Mostly I stay within my fairy narrative and this works well. Commissioning is a flexible process. Some come to me with an idea of what they would like based on pieces they have seen on display. Others (the most exciting kind) arrive with a budget and ask what ideas I have been working on.


Leather samples


Discuss one or two commissions that have been challenging for different reasons.

Last year I worked with The University Of Sheffield’s Physics and Astronomy Department on a project for the Festival of the Mind. The process involved responding to the scientists research with sculpture. I collaborated with two Doctors who’s research was amazingly complicated. Designing and making sculptures out of something so significant was intimidating and completely out of my comfort zone, a real challage.

I always find making for very special circumstances particularly daunting. For example an engagement piece to hold the ring or a commemorative piece. It is such an honour to be selected for such a special piece. I can find people’s expectations weigh heavily on my mind. Particularly if the commissioners are makers themselves which was the case twice last year.

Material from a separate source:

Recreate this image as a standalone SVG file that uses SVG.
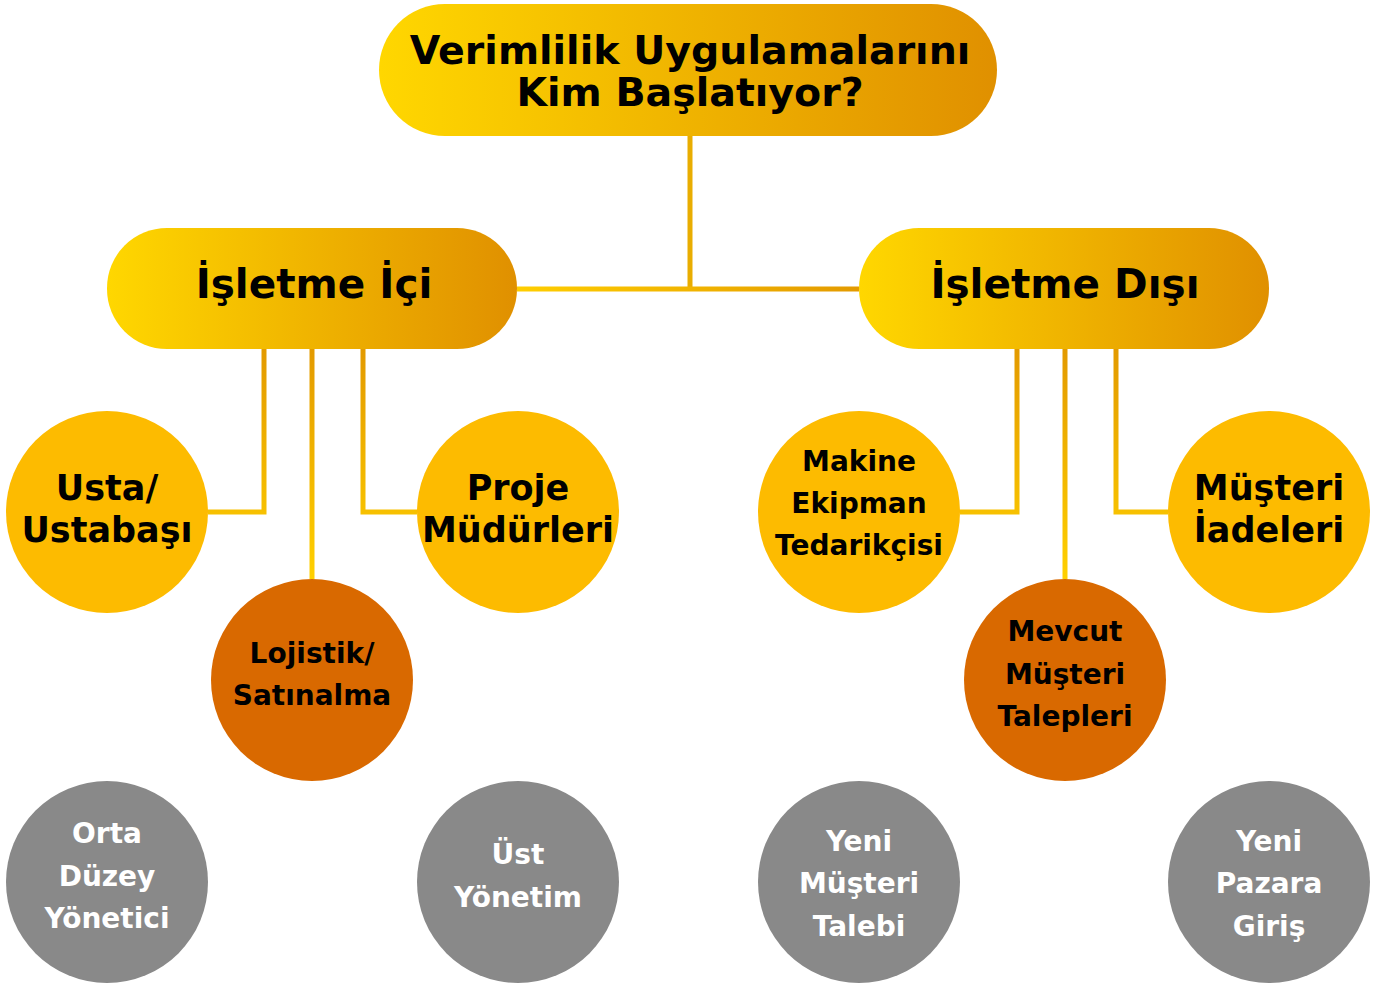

Expand on your nickname ‘Brain’.

‘Brain’ was a nickname given to me by the tutors whilst at university. I spent much of my time in the metal workshop wearing a white coat and goggles.

(Like the thunderbirds character). The nickname stuck and soon enough everybody called me brain. My work became known as ‘brains fairy aiding inventions’Bryans-Faries-154 

How transportable is your work?

I post work out all over the world. It just needs some strategic packing. It is lightweight so posts easily. I am also able to flatpack pieces when I travel.

Would you like to have galleries outside the UK represent you?

Yes certainly. I only work with a small number of stockists due to my work being so time consuming to make. But I am always happy to discuss exhibiting my work outside the UK. Fairies love to travel!